Allowances, on the other hand, are claimed on the W-4 your employer has you fill out when you begin employment. This form is what determines how much in taxes you can expect to have withheld from every paycheck. The number of allowances you may claim can coincide with the number of exemptions you end up claiming on your Form 1040, although for your personal tax situation, this may not be the case. Exemptions reduce your tax obligation, while the number of allowances you claim on your W-4 determines how large or small of a paycheck you’ll take home.
You can change your W-4 to adjust your withholdings or allowances at any time to reflect life changes that affect your filing status, such as getting married, or having a child – unless you’ve received a lock-in letter notification from the IRS for not having enough taxes withheld. In this case, to adjust your allowances, you will have to contact the IRS to let them know your situation has changed.
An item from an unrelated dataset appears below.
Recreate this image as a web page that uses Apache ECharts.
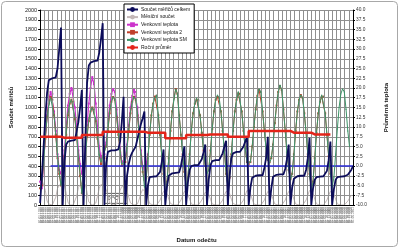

The IRS will in turn notify your employer of the appropriate number of tax to withhold, or to keep the mandated maximum numbers of allowances of the lock-in letter in place.
Should I Claim More or Less Allowances?
How many allowances you claim on your W-4 largely depends upon whether you’d like to increase your odds of a refund, or if you’d like to take home a larger paycheck every pay period. Claiming more allowances means that your employer will withhold less taxes from every paycheck. Some workers prefer this tax situation because they can decide to invest the extra money per paycheck as they see fit. However, taxpayers who opt for this method of tax withholding may face hefty tax obligations when it comes time to file their returns.
When you claim less allowances, you will take home less wages per period, but you greatly increase your odds of overpaying the IRS for your taxes. This is one surefire way to receive a refund, barring any delinquent obligations such as back taxes or outstanding child support payments. But, some filers view claiming less allowances as giving the IRS interest-free use of their money until they receive it back in the form of a refund. You may want to choose this option if you don't mind having a smaller paycheck, and would rather have a larger refund at tax time to pay down debt, or to use as you please.